Type 2 SCD with the LookUp/Split Optimization
The optimization steps are quite similar to the SCD type 1 process. We should delete the SCD component, and add the Lookup on the 'DimProduct' and the Conditional Split component. The lookup component should retrieve both the changing and historical attributes.
In order to manage both SCD type 2 changes we have to split the condition. We'll have a condition for the historical fields and another one for the changing fields. The behavior that we expect is that if a change is detected in a historical field, there's no need to continue looking for changes, because a new row will be needed. To get this behavior, the only thing that we should do is to place the historical condition in the first place, because the conditional split processes the conditions in order.
The next picture shows how the component is configured:

The last step is to connect the convenient outputs to the SCD components and the data flow will be ready to go.
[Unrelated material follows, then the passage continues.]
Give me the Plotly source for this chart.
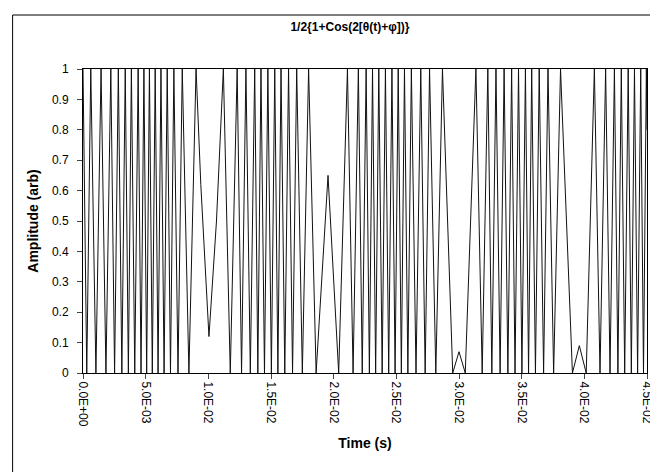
import plotly.graph_objects as go

# extremes of the trace (time in ms)
time_ms = [
    0.00, 0.30, 0.62, 1.03, 1.44, 1.83, 2.22, 2.52, 2.82, 3.10,
    3.37, 3.62, 3.86, 4.13, 4.40, 4.63, 4.86, 5.08, 5.30, 5.53,
    5.76, 5.99, 6.22, 6.47, 6.72, 6.98, 7.25, 7.58, 7.92, 8.45,
    9.02, 9.40, 10.05, 10.65, 11.20, 11.75, 12.30, 12.65, 13.00, 13.35,
    13.70, 13.95, 14.20, 14.48, 14.75, 15.03, 15.30, 15.55, 15.80, 16.10,
    16.40, 16.72, 17.05, 17.50, 18.00, 18.60, 19.55, 20.40, 21.10, 21.55,
    21.97, 22.28, 22.59, 22.85, 23.10, 23.35, 23.60, 23.87, 24.13, 24.39,
    24.65, 24.90, 25.15, 25.40, 25.65, 25.92, 26.20, 26.57, 26.95, 27.30,
    27.65, 28.15, 28.68, 29.50, 30.00, 30.50, 31.35, 31.85, 32.30, 32.62,
    32.95, 33.28, 33.60, 33.90, 34.20, 34.47, 34.75, 35.02, 35.30, 35.55,
    35.80, 36.10, 36.40, 36.75, 37.10, 37.55, 38.10, 39.05, 39.60, 40.15,
    40.80, 41.25, 41.70, 42.05, 42.40, 42.68, 42.95, 43.22, 43.50, 43.75,
    44.00, 44.25, 44.50, 44.72, 44.95, 45.00,
]
amplitude = [
    1, 0, 1, 0, 1, 0, 1, 0, 1, 0,
    1, 0, 1, 0, 1, 0, 1, 0, 1, 0,
    1, 0, 1, 0, 1, 0, 1, 0, 1, 0,
    1, 0.62, 0.12, 0.5, 1, 0, 1, 0, 1, 0,
    1, 0, 1, 0, 1, 0, 1, 0, 1, 0,
    1, 0, 1, 0, 1, 0, 0.65, 0, 1, 0,
    1, 0, 1, 0, 1, 0, 1, 0, 1, 0,
    1, 0, 1, 0, 1, 0, 1, 0, 1, 0,
    1, 0, 1, 0, 0.07, 0, 1, 0, 1, 0,
    1, 0, 1, 0, 1, 0, 1, 0, 1, 0,
    1, 0, 1, 0, 1, 0, 1, 0, 0.09, 0,
    1, 0, 1, 0, 1, 0, 1, 0, 1, 0,
    1, 0, 1, 0, 1, 0.8,
]

xtick_vals = [0, 0.005, 0.01, 0.015, 0.02, 0.025, 0.03, 0.035, 0.04, 0.045]
xtick_text = ['0.0E+00', '5.0E-03', '1.0E-02', '1.5E-02', '2.0E-02',
              '2.5E-02', '3.0E-02', '3.5E-02', '4.0E-02', '4.5E-02']

time_s = [t / 1000 for t in time_ms]

font = 'Arial, Liberation Sans, sans-serif'
L, R, T, B = 75, 14, 61, 107
W, H = 658, 472
pw, ph = W - L - R, H - T - B

fig = go.Figure(go.Scatter(x=time_s, y=amplitude, mode='lines',
                           line=dict(color='#111111', width=1)))

fig.update_layout(
    width=W, height=H,
    margin=dict(l=L, r=R, t=T, b=B),
    paper_bgcolor='white', plot_bgcolor='white',
    showlegend=False,
    font=dict(family=font, size=12, color='black'),
    title=dict(text='<b>1/2{1+Cos(2[θ(t)+φ])}</b>', x=342 / W, xanchor='center',
               y=1 - 19 / H, yanchor='middle', font=dict(size=12)),
    xaxis=dict(range=[0, 0.045], tickvals=xtick_vals, ticktext=xtick_text,
               tickangle=90, ticks='outside', ticklen=5, showgrid=False,
               zeroline=False, showline=True, linecolor='black', mirror=True,
               title=dict(text='<b>Time (s)</b>', standoff=12)),
    yaxis=dict(range=[0, 1], dtick=0.1, ticks='outside', ticklen=5,
               ticklabelstandoff=6,
               showgrid=False, zeroline=False, showline=True,
               linecolor='black', mirror=True,
               title=dict(text='<b>Amplitude (arb)</b>', standoff=10)),
)

# chart frame (left and top edges visible)
fig.add_shape(type='rect', xref='paper', yref='paper',
              x0=(4 - L) / pw, x1=(W + 20 - L) / pw,
              y0=(H - B - (H + 20)) / ph, y1=(H - B - 7) / ph,
              line=dict(color='black', width=1))

fig.write_html('out.html')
The layout of the data flow should look as shown here:

Performance Comparison
In order to compare the two data flows, we are going to execute the package over the Product table from AdventureWorks SQL Server database.
In the Data Loading process, these are the elapsed times for each design:
First load:
- With SCD component: 73 seconds
- With Lookup+Split: 65 seconds
We should take into account that the components validating time is the same for both data flows.
Now we're going to do some changes in the category and price fields from the Product table. Now let's do some changes:

Updating process:
- With SCD component: 74 seconds
- With Lookup+Split: 65 seconds
The results are not as amazing as we hope, but we may think that a dimension of 500 rows is far from being amazing. We'll simulate a 100.000 rows dimension with that SQL statement:
SELECT PRODUCTID, NAME, '1'+ PRODUCTNUMBER AS PRODUCTNUMBER, LISTPRICE, PRODUCTSUBCATEGORYID, MODIFIEDDATE FROM PRODUCTION.PRODUCT UNION ALL
SELECT PRODUCTID, NAME, '2'+ PRODUCTNUMBER AS PRODUCTNUMBER, LISTPRICE, PRODUCTSUBCATEGORYID, MODIFIEDDATE FROM PRODUCTION.PRODUCT UNION ALL
[...]
SELECT PRODUCTID, NAME, '200'+ PRODUCTNUMBER AS PRODUCTNUMBER, LISTPRICE, PRODUCTSUBCATEGORYID, MODIFIEDDATE FROM PRODUCTION.PRODUCT
After truncating the DimProduct table and perform the previous tests again the results are:
Load process:
- With SCD component: 11'08'' minutes
- With Lookup+Split: 2'10'' minutes
Updating process:
- With SCD component: 178'05'' minutes
- With Lookup+Split: 121’23’’ minutes
The results are much more significant, and we can now see the improvement in the performance of the data flows. We should also take into account that if we would really have a 100.000 rows dimension the server would has to move much more disk pages and the results would be even much more significant.
Conclusion
We can get a significant improvement of performance of dimension processing packages if we implement these optimizations in our data flows. The SCD component really slows down the process and it can be improved very easily and quickly.
We can even optimize one step beyond if we modify the update OLEDB command of the updates and combine an insert destination into a temporary table with a joined update in another OLEDB Command.